Q367 Dr Harris: That was not my point. My point was about the place. Finally, to come back to Mr Hill and Mr
Esser again, it is said that the sort of headlines we have been discussing,
with or without unfortunate sub-editing - and you have kindly accepted that
that can happen in a busy paper and I accept that - if it was accepted that
there was this pattern that had an impact on the public image or the public's
view of asylum seekers such that genuine asylum seekers and refugees were
suffering as a result - and research could be done to show a few people, a
significant number of people, some of the stories, asking questions before and
after, to see if it affected their opinion or if the BNP were using them in a
leaflet some of the headlines which exist - would you in that case argue that
something ought to exist in the code, for example, that would ensure that
genuine asylum seekers, as you call them, and refugees were given some further
protection within the code; or do you think it is just a good practice point?

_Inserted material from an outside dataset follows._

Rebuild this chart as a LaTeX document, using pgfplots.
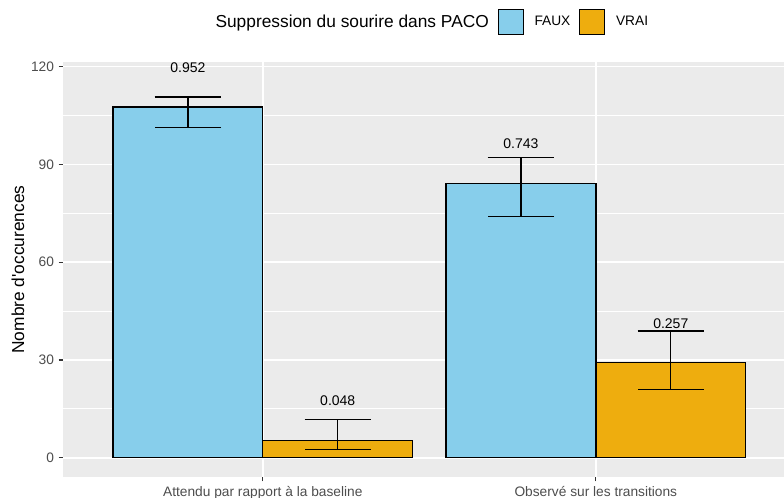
\documentclass[border=0pt]{standalone}
\usepackage{fontspec}
\setmainfont{Liberation Sans}[Ligatures=TeXOff]
\usepackage{pgfplots}
\pgfplotsset{compat=1.18}
\usetikzlibrary{calc}
\definecolor{faux}{HTML}{87CEEB}
\definecolor{vrai}{HTML}{EEAD0E}
\definecolor{panel}{HTML}{EBEBEB}
\definecolor{tickcol}{HTML}{4D4D4D}
\definecolor{tickmark}{HTML}{333333}
\begin{document}
\begin{tikzpicture}
\begin{axis}[
  scale only axis, width=540.75pt, height=311.25pt,
  xmin=-0.6, xmax=1.565, ymin=-5.9, ymax=121.4,
  axis line style={draw=none},
  axis background/.style={fill=panel},
  xtick={0,1},
  xticklabels={Attendu par rapport à la baseline, Observé sur les transitions},
  ytick={0,30,60,90,120}, minor ytick={15,45,75,105},
  tick pos=left, tick align=outside, major tick length=3.2pt, minor tick length=0pt,
  tick style={tickmark, line width=0.8pt},
  xmajorgrids, ymajorgrids, yminorgrids,
  major grid style={white, line width=1.2pt},
  minor grid style={white, line width=0.6pt},
  ticklabel style={font=\fontsize{10.3}{12}\selectfont, text=tickcol},
  /pgf/number format/assume math mode=true,
  every axis y label/.style={at={(axis description cs:-0.0624,0.5)}, rotate=90, anchor=center, font=\fontsize{13}{15}\selectfont},
  ylabel={Nombre d'occurences},
  legend columns=3,
  legend style={at={(axis description cs:0.506,1.0964)}, anchor=center, draw=none, fill=none,
    font=\fontsize{10.3}{12}\selectfont, inner sep=0pt,
    /tikz/every odd column/.append style={column sep=6pt},
    /tikz/every even column/.append style={column sep=4.5pt}},
]
\addlegendimage{empty legend}
\addlegendentry{\fontsize{13}{15}\selectfont Suppression du sourire dans PACO}

\addplot[ybar, bar width=0.45, bar shift=0, fill=faux, draw=black, line width=1pt,
  /pgfplots/legend image code/.code={\draw[fill=faux, draw=black, line width=1pt] (0pt,-9.4pt) rectangle (18.75pt,9.4pt);},
  error bars/.cd, y dir=both, y explicit, error mark=|,
  error bar style={line width=1pt, black},
  error mark options={mark size=24.9pt, line width=1pt, black}]
  table[x=x, y=y, y error plus=ep, y error minus=em] {
x y ep em
-0.225 107.6 3.1 6.3
0.775 84.2 7.9 10.1
};
\addlegendentry{FAUX}

\addplot[ybar, bar width=0.45, bar shift=0, fill=vrai, draw=black, line width=1pt,
  /pgfplots/legend image code/.code={\draw[fill=vrai, draw=black, line width=1pt] (0pt,-9.4pt) rectangle (18.75pt,9.4pt);},
  error bars/.cd, y dir=both, y explicit, error mark=|,
  error bar style={line width=1pt, black},
  error mark options={mark size=24.9pt, line width=1pt, black}]
  table[x=x, y=y, y error plus=ep, y error minus=em] {
x y ep em
0.225 5.4 6.4 2.9
1.225 29.2 9.7 8.2
};
\addlegendentry{VRAI}

\addplot[draw=none, mark=none, forget plot, nodes near coords, point meta=explicit symbolic,
  every node near coord/.append style={anchor=center, font=\fontsize{10.5}{12}\selectfont, text=black, inner sep=0pt}]
  table[x=x, y=y, meta=label] {
x y label
-0.225 119.7 0.952
0.225 17.5 0.048
0.775 96.2 0.743
1.225 41.0 0.257
};
\end{axis}
\pgfresetboundingbox
\path[use as bounding box] ($(current axis.south west)+(-47.25pt,-15pt)$) rectangle ($(current axis.north east)+(0pt,46.5pt)$);
\end{tikzpicture}
\end{document}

Mr Esser: It is a good practice point. I do not think you need to have that in the
code. What the PCC has done is to
introduce a greater sense of responsibility in the press, in all ten national
newspapers and all the Sunday newspapers and the local papers too. It has done a very good job. I do not accept that newspapers,
particularly The Daily Mail,
deliberately go out to be provocative.
We try not to be but if it was shown to us that it is destructive to
community relations we would certainly think hard and long about the
construction of our headlines. However,
our readers read the paper; they do not just read the headlines.
Q368 Dr Harris: I know I do.
Mr Hill, anything to add?
Mr Hill: In relation to the PCC code,
we have to be very careful not to try to impose a level of political correctness
in terms of expression on the newspapers.

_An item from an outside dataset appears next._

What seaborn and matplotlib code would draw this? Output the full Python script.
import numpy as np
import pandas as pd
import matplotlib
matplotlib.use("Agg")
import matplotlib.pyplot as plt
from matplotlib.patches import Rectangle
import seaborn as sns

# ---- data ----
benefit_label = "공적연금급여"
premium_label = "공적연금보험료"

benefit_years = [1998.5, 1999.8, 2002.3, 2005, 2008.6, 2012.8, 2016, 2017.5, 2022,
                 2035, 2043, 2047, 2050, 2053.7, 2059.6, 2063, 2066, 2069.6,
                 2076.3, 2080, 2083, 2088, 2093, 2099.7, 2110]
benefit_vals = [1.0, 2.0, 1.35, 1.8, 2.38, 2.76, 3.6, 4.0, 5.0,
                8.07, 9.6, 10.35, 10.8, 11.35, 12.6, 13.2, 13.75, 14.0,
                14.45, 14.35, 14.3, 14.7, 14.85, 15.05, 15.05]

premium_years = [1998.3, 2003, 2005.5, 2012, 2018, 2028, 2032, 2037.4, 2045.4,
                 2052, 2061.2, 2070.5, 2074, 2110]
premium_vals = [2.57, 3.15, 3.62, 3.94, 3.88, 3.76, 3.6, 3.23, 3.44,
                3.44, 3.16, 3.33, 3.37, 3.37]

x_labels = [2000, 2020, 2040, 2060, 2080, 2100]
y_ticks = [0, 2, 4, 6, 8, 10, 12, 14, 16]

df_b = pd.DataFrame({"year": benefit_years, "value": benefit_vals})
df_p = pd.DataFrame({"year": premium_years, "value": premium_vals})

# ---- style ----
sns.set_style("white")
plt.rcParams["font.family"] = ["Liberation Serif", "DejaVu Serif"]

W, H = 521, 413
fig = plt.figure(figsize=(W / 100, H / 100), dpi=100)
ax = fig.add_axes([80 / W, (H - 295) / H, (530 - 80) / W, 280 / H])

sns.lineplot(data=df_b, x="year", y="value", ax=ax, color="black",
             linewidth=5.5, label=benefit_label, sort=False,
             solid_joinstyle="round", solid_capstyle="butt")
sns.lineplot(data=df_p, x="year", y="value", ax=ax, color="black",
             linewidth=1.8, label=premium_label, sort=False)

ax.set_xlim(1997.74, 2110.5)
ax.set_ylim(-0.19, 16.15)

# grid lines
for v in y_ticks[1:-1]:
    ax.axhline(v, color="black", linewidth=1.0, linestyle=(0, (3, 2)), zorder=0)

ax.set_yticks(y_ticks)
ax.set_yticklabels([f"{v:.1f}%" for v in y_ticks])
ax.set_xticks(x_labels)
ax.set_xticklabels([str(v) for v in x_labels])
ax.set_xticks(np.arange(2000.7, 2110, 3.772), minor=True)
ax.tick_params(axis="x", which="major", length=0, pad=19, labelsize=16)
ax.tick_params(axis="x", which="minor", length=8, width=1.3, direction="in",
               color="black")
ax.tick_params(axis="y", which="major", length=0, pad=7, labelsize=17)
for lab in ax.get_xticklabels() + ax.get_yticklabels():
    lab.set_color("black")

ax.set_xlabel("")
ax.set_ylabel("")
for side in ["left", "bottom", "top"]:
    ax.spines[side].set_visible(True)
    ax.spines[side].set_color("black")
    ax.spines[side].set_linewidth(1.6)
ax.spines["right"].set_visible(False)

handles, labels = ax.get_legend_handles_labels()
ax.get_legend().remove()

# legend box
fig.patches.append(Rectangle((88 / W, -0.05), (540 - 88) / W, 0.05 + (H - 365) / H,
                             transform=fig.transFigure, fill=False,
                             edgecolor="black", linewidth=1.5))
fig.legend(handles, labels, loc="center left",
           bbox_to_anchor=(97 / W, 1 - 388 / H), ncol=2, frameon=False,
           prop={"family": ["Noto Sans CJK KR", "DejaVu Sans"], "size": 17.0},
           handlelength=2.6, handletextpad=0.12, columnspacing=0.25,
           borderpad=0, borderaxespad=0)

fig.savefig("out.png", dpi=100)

I would not like to see any kind of reworking of the code which made it
difficult for people to use the kind of robust language that the newspapers in
this country have a right to use and indeed, in many cases, a duty to use,
because it is the newspapers in particular rather than television for instance
that raise the issues that need to be discussed by our society. Quite often we do need to use strong and
robust language. I for one would not
like to think that I had to be limited.
I do try to exercise responsibility and I know that my journalists do as
well, but there are times when strong language is called for. Most people nowadays are very careful to
avoid racial stereotyping. As a recent
controversy has shown, people are very much against racial prejudice in our
country. There has been a huge amount
of good education in our country. I
think the newspapers have helped that as well as anybody else. We have to be able to raise the issues. We have to be free to discuss them and if
necessary in robust terms. That is very
important indeed. Yes, we must be responsible, I agree, but we must be free to
cite individual cases. If that has a
bad effect, I am afraid it cannot be avoided because there are a lot of those
cases. We cannot ignore them. It is very important to establish that the
press is a free press, albeit a responsible one.
Q369 Chairman: Would any of you like to make a short,
closing remark?
Mr Travis: On the final PCC point, my
chairman does sit on the PCC committee of editors. His view would also be that he would be very reluctant to see an
extension of clause 12 to cover groups as well. In matters of freedom of expression, we have to be extremely
cautious. There are remedies available to
deal with this problem. Perhaps the PCC
could be rather more vigorous as a regulator rather than as a mediator in these
cases.
Chairman: Thank you for your
evidence. It has been a very
interesting exchange from both our points of view.